“There is no need to know everything, to do everything, to see everything, to hear everything, to know everyone, to go everywhere. In fact, there is much truth in realizing that knowing less and doing less, and seeing less and hearing less, and so less all the way down the line, is perhaps the beginning of real wisdom.
-Matthew Kelty, “The Feast of St. Mary.” in The Call of Wild Geese: More Sermons in a Monastery. Kalamazoo, Michigan: Cistercian Publications, 1996.
“It is a matter of cutting down the input, of controlling what you are subjected to, or creating a context. We desire minimal input, a quiet context, a controlled environment. That is the idea. Cut out the outer to increase the inner. More quiet than most want, less input than many can abide. More control of the environment than many opt for. Why? Because by nature, by temperament, by character, by grace, we are called to this[, the monastic lifestyle]. Maybe we are introverts…
The joy of the monk is no less than the joy of those who share what he has, for the monk knows that it is a gifts and gifts do not last unless shared. The monk is no capitalist who stakes out a claim in order to sell at a profit. No, he freely spends all he has as prodigally as the God who gave it all to him. The people he flees from are the people he carries in his heart, sings for, prays for, lives for, and is glad to meet.”
-Matthew Kelty, “The Call of Wild Geese.” in The Call of Wild Geese: More Sermons in a Monastery. Kalamazoo, Michigan: Cistercian Publications, 1996.
Today, I find myself circling back to the work of Matthew Kelty. He was a Cistercian monk, who was a novice under Thomas Merton, and who – I just discovered – was also gay. In retrospect, I can see how some of his commentary might be formed by his being an openly gay man in a religious institution that has a complicated relationship with gayness.
I took a strange route to find him. When I was a teenager, I read David Morrell’s book, The Brotherhood of the Rose. David Morrell is perhaps best known for the creation of the character, of John Rambo, who later devolved into the jingoistic Cold and Drug War action hero/anti-hero. The Brotherhood of the Rose is a typical spy-thriller, but one of the characters has such difficulty with his feelings of guilt over being an assassin that he becomes a Cistercian monk. Monks were something I associated with medieval times. Do modern monks exist, and are they an anachronism?
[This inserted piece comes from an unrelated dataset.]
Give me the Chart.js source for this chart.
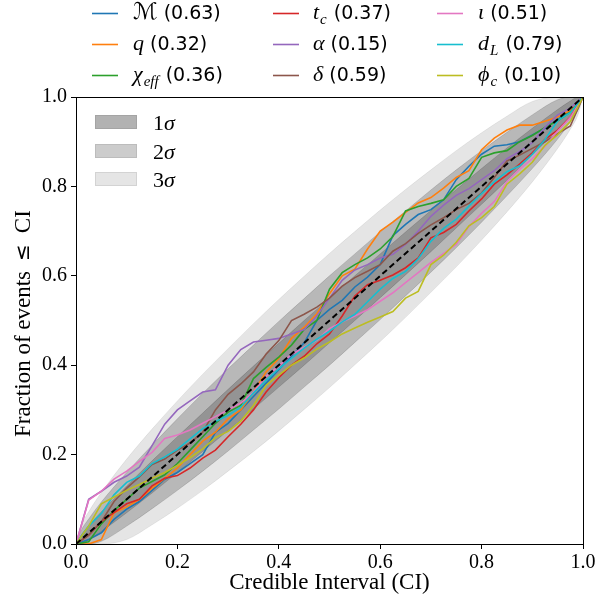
<!DOCTYPE html>
<html><head><meta charset="utf-8">
<script src="https://cdn.jsdelivr.net/npm/chart.js@4.4.0/dist/chart.umd.min.js"></script>
<style>html,body{margin:0;padding:0;background:#fff;}canvas{display:block;}</style>
</head><body>
<canvas id="c" width="609" height="601"></canvas>
<script>
// ---- data ----
const ciGrid = [0,0.025,0.05,0.075,0.1,0.125,0.15,0.175,0.2,0.225,0.25,0.275,0.3,0.325,0.35,0.375,0.4,0.425,0.45,0.475,0.5,0.525,0.55,0.575,0.6,0.625,0.65,0.675,0.7,0.725,0.75,0.775,0.8,0.825,0.85,0.875,0.9,0.925,0.95,0.975,1];
const seriesM      = [0,0.01,0.025,0.055,0.078,0.095,0.12,0.145,0.16,0.18,0.2,0.25,0.27,0.3,0.33,0.36,0.39,0.42,0.45,0.5,0.525,0.545,0.575,0.597,0.625,0.69,0.715,0.737,0.748,0.77,0.815,0.845,0.872,0.89,0.893,0.9,0.915,0.93,0.95,0.97,1];
const seriesQ      = [0,0,0.01,0.07,0.083,0.1,0.125,0.147,0.17,0.2,0.23,0.25,0.28,0.3,0.34,0.385,0.415,0.46,0.485,0.515,0.56,0.6,0.615,0.66,0.7,0.72,0.742,0.763,0.775,0.796,0.82,0.835,0.882,0.908,0.926,0.937,0.937,0.946,0.955,0.97,1];
const seriesChiEff = [0,0.005,0.045,0.075,0.1,0.125,0.14,0.155,0.18,0.21,0.24,0.27,0.295,0.31,0.37,0.395,0.418,0.445,0.48,0.5,0.57,0.607,0.625,0.64,0.66,0.688,0.745,0.755,0.762,0.77,0.8,0.818,0.865,0.875,0.88,0.9,0.914,0.932,0.947,0.966,1];
const seriesTc     = [0,0.02,0.05,0.07,0.09,0.1,0.13,0.147,0.153,0.17,0.192,0.21,0.24,0.268,0.3,0.34,0.372,0.4,0.42,0.448,0.47,0.51,0.555,0.58,0.59,0.602,0.618,0.64,0.685,0.697,0.715,0.745,0.772,0.805,0.826,0.85,0.875,0.905,0.926,0.955,1];
const seriesAlpha  = [0,0.1,0.118,0.138,0.152,0.172,0.22,0.268,0.3,0.32,0.34,0.345,0.4,0.435,0.452,0.456,0.46,0.47,0.48,0.51,0.55,0.59,0.613,0.625,0.64,0.648,0.67,0.7,0.733,0.758,0.78,0.795,0.815,0.835,0.862,0.878,0.898,0.932,0.96,0.975,1];
const seriesDelta  = [0,0.02,0.05,0.095,0.125,0.15,0.178,0.19,0.21,0.226,0.25,0.3,0.335,0.358,0.385,0.425,0.455,0.5,0.514,0.53,0.55,0.577,0.596,0.61,0.625,0.655,0.672,0.695,0.714,0.73,0.748,0.762,0.785,0.82,0.857,0.87,0.885,0.9,0.918,0.935,1];
const seriesIota   = [0,0.098,0.118,0.145,0.163,0.185,0.205,0.236,0.244,0.255,0.27,0.285,0.3,0.315,0.34,0.375,0.398,0.424,0.44,0.456,0.482,0.497,0.51,0.524,0.543,0.562,0.585,0.607,0.63,0.65,0.67,0.71,0.74,0.766,0.811,0.838,0.862,0.89,0.924,0.954,1];
const seriesDL     = [0,0.04,0.068,0.11,0.138,0.152,0.18,0.195,0.212,0.235,0.258,0.274,0.288,0.306,0.338,0.366,0.392,0.415,0.438,0.458,0.476,0.497,0.514,0.542,0.57,0.594,0.61,0.638,0.677,0.706,0.727,0.756,0.784,0.81,0.833,0.846,0.872,0.905,0.947,0.965,1];
const seriesPhiC   = [0,0.04,0.09,0.105,0.12,0.133,0.147,0.16,0.176,0.193,0.213,0.238,0.252,0.275,0.31,0.355,0.378,0.4,0.416,0.436,0.452,0.47,0.483,0.496,0.508,0.52,0.55,0.565,0.625,0.646,0.675,0.712,0.73,0.755,0.805,0.828,0.854,0.892,0.916,0.945,1];

const seriesSymbols = ['ℳ','q','χ','t','α','δ','ι','d','ϕ'];
const seriesSubs    = ['','','eff','c','','','','L','c'];
const seriesPvalues = ['0.63','0.32','0.36','0.37','0.15','0.59','0.51','0.79','0.10'];
const seriesColors  = ['#1f77b4','#ff7f0e','#2ca02c','#d62728','#9467bd','#8c564b','#e377c2','#17becf','#bcbd22'];
const seriesValues  = [seriesM,seriesQ,seriesChiEff,seriesTc,seriesAlpha,seriesDelta,seriesIota,seriesDL,seriesPhiC];

// confidence bands
const bandX      = [0,0.01,0.025,0.05,0.1,0.15,0.2,0.25,0.3,0.35,0.4,0.45,0.5,0.55,0.6,0.65,0.7,0.75,0.8,0.85,0.9,0.95,0.975,0.99,1];
const band1Upper = [0,0.020,0.041,0.072,0.130,0.186,0.240,0.293,0.346,0.398,0.449,0.500,0.550,0.600,0.649,0.698,0.746,0.793,0.840,0.886,0.930,0.972,0.991,1,1];
const band1Lower = [0,0,0.009,0.028,0.070,0.114,0.160,0.207,0.254,0.302,0.351,0.400,0.450,0.500,0.551,0.602,0.654,0.707,0.760,0.814,0.870,0.928,0.959,0.980,1];
const band2Upper = [0,0.030,0.056,0.094,0.160,0.221,0.280,0.337,0.392,0.445,0.498,0.549,0.600,0.649,0.698,0.745,0.792,0.837,0.880,0.921,0.960,0.994,1,1,1];
const band2Lower = [0,0,0,0.006,0.040,0.079,0.120,0.163,0.208,0.255,0.302,0.351,0.400,0.451,0.502,0.555,0.608,0.663,0.720,0.779,0.840,0.906,0.944,0.970,1];
const band3Upper = [0,0.040,0.072,0.115,0.190,0.257,0.320,0.380,0.437,0.493,0.547,0.599,0.650,0.699,0.747,0.793,0.837,0.880,0.920,0.957,0.990,1,1,1,1];
const band3Lower = [0,0,0,0,0.010,0.043,0.080,0.120,0.163,0.207,0.253,0.301,0.350,0.401,0.453,0.507,0.563,0.620,0.680,0.743,0.810,0.885,0.928,0.960,1];
const bandLabels = ['1σ','2σ','3σ'];
const bandAlphas = [0.2,0.2,0.1];
const bandLegendColors = ['#b2b2b2','#cccccc','#e5e5e5'];

const tickLabels = ['0.0','0.2','0.4','0.6','0.8','1.0'];
const diagonal = [0,1];

// ---- datasets ----
const datasets = [];
datasets.push({label:'diag', data: diagonal.map(v=>({x:v,y:v})), borderColor:'#000', borderWidth:2,
  borderDash:[6,3.5], pointRadius:0, fill:false, order:0});
seriesValues.forEach((vals,i)=>{
  datasets.push({label: seriesSymbols[i]+seriesSubs[i], data: ciGrid.map((x,j)=>({x:x,y:vals[j]})),
    borderColor: seriesColors[i], borderWidth:1.6, pointRadius:0, fill:false, order: 9-i+1});
});
const bandsUp = [band1Upper,band2Upper,band3Upper];
const bandsLo = [band1Lower,band2Lower,band3Lower];
for (let k=2;k>=0;k--){
  const col = 'rgba(0,0,0,'+bandAlphas[k]+')';
  datasets.push({label:bandLabels[k]+'u', data: bandX.map((x,j)=>({x:x,y:bandsUp[k][j]})), fill:'+1',
    backgroundColor: col, borderColor: col, borderWidth:0.7, pointRadius:0, cubicInterpolationMode:'monotone', order:50});
  datasets.push({label:bandLabels[k]+'l', data: bandX.map((x,j)=>({x:x,y:bandsLo[k][j]})), fill:false,
    backgroundColor: col, borderColor: col, borderWidth:0.7, pointRadius:0, cubicInterpolationMode:'monotone', order:50});
}

// ---- decorations plugin ----
function drawLabel(ctx, x, base, sym, sub, pv){
  let w;
  if (sym==='ℳ'){ ctx.font = '23px "DejaVu Serif", "DejaVu Sans"'; }
  else { ctx.font = 'italic 22px "Liberation Serif", "DejaVu Serif"'; }
  ctx.fillText(sym, x, base); w = ctx.measureText(sym).width;
  if (sub){ ctx.font = 'italic 15px "Liberation Serif"'; ctx.fillText(sub, x+w+1, base+5); w += ctx.measureText(sub).width+2; }
  ctx.font = '19px "DejaVu Sans"';
  ctx.fillText(' ('+pv+')', x+w, base);
}
const decor = {
  id:'decor',
  afterDatasetsDraw(chart){
    const ctx = chart.ctx, a = chart.chartArea;
    ctx.save();
    // band legend
    const rowsY = [122,151,179];
    for (let k=0;k<3;k++){
      ctx.fillStyle = bandLegendColors[k];
      ctx.fillRect(95, rowsY[k]-7, 42, 14);
      ctx.strokeStyle = 'rgba(0,0,0,0.08)'; ctx.lineWidth=1;
      ctx.strokeRect(95.5, rowsY[k]-6.5, 41, 13);
      ctx.fillStyle = '#000'; ctx.textBaseline='alphabetic';
      ctx.font = '22px "Liberation Serif"';
      const num = bandLabels[k].charAt(0);
      ctx.fillText(num, 153, rowsY[k]+8);
      const w = ctx.measureText(num).width;
      ctx.font = 'italic 22px "Liberation Serif"';
      ctx.fillText(bandLabels[k].slice(1), 153+w, rowsY[k]+8);
    }
    // frame
    ctx.strokeStyle = '#000'; ctx.lineWidth = 1;
    ctx.strokeRect(Math.round(a.left)+0.5, Math.round(a.top)+0.5, Math.round(a.right-a.left), Math.round(a.bottom-a.top));
    ctx.restore();
  },
  afterDraw(chart){
    const ctx = chart.ctx;
    ctx.save();
    const lineX = [92,273,437], textX = [133,313,478], rowY = [13,44,75];
    for (let i=0;i<9;i++){
      const c = Math.floor(i/3), r = i%3;
      ctx.strokeStyle = seriesColors[i]; ctx.lineWidth = 1.6;
      ctx.beginPath(); ctx.moveTo(lineX[c], rowY[r]+0.5); ctx.lineTo(lineX[c]+26, rowY[r]+0.5); ctx.stroke();
      ctx.fillStyle = '#000'; ctx.textBaseline='alphabetic';
      drawLabel(ctx, textX[c], rowY[r]+6, seriesSymbols[i], seriesSubs[i], seriesPvalues[i]);
    }
    // y-axis title (mixed fonts)
    ctx.translate(24, 437); ctx.rotate(-Math.PI/2);
    ctx.fillStyle = '#000'; ctx.textBaseline = 'middle'; ctx.textAlign = 'left';
    ctx.font = '23px "Liberation Serif"';
    const p1 = 'Fraction of events';
    ctx.fillText(p1, 0, 0);
    let x = ctx.measureText(p1).width + 10;
    ctx.font = '20px "DejaVu Sans"';
    ctx.fillText('≤', x, 0);
    x += ctx.measureText('≤').width + 11;
    ctx.font = '23px "Liberation Serif"';
    ctx.fillText('CI', x, 0);
    ctx.restore();
  }
};

const tickFont = {family:'"Liberation Serif", "Times New Roman", serif', size:20};
const titleFont = {family:'"Liberation Serif", "Times New Roman", serif', size:23};
new Chart(document.getElementById('c'), {
  type:'line',
  data:{datasets:datasets},
  options:{
    responsive:false, animation:false, devicePixelRatio:1,
    layout:{padding:{top:97,right:26,left:0,bottom:0}},
    plugins:{legend:{display:false}, tooltip:{enabled:false}, filler:{drawTime:'beforeDatasetsDraw'}},
    scales:{
      x:{type:'linear', min:0, max:1, afterFit:s=>{s.height=57;},
        ticks:{stepSize:0.2, callback:(v,i)=>tickLabels[i], font:tickFont, color:'#000', padding:2, maxRotation:0},
        grid:{display:true, drawOnChartArea:false, drawTicks:true, tickLength:5, color:'#000'},
        border:{display:true, color:'#000', width:1},
        title:{display:true, text:'Credible Interval (CI)', font:titleFont, color:'#000', padding:{top:0,bottom:4}}},
      y:{type:'linear', min:0, max:1, afterFit:s=>{s.width=76;},
        ticks:{stepSize:0.2, callback:(v,i)=>tickLabels[i], font:tickFont, color:'#000', padding:4},
        grid:{display:true, drawOnChartArea:false, drawTicks:true, tickLength:5, color:'#000'},
        border:{display:true, color:'#000', width:1},
        title:{display:false}}
    }
  },
  plugins:[decor]
});
</script>
</body></html>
Of course, monks still exist. Personally, I find them talking to issues that are central to all of our lives. What could be more central in a monk’s life than the fear of missing out that you have spent your entire life in a monastery and have missed whatever is going on outside of the monastery’s walls. One of his homilies, I cannot remember which, talks about how when you go out into the desert, you do not leave your demons behind. You bring them with you, and you have nothing else to do but spend your time with them. You’re going to end up snuggling with those demands and getting to know them real well, in ways that the person dealing with the day-to-day existence of putting food on the table does not have the opportunity to experience. Monks have a lot to teach us.
It’s also an impulse I share. I remember being asked once that if I admired the life so much, why didn’t I become a monk? Well, I didn’t have the faith for it. A monastery is like a psychedelic drug, all of which are based on set and setting. Joining a shared enterprise, dedicated to the spiritual life seems to be a singular joy that is, as Thomas Merton sometimes put it, like a candle in the world, giving it hope. I’m not able to give all, to give all of the prodigious benefits back, because at some level, I worry about the morrow.
“Behold the fowls of the air: for they sow not, neither do they reap, nor gather into barns; yet your heavenly Father feedeth them. Are ye not much better than they?
-Matthew 6:26
Very easy to say. Another matter entirely to live that way. This is why reading people like Matthew Kelty is so important. It reminds us that life is lived, right there, out on the end. You cannot hold anything back for the return trip because in the end, there is never a returning. Everything is transformed and everything we learn turns to meso-facts, things that were once true and are now no longer. Perhaps this is a good definition of wisdom, knowledge of truth that lasts, which we can only get to by putting the other kinds of knowledge aside.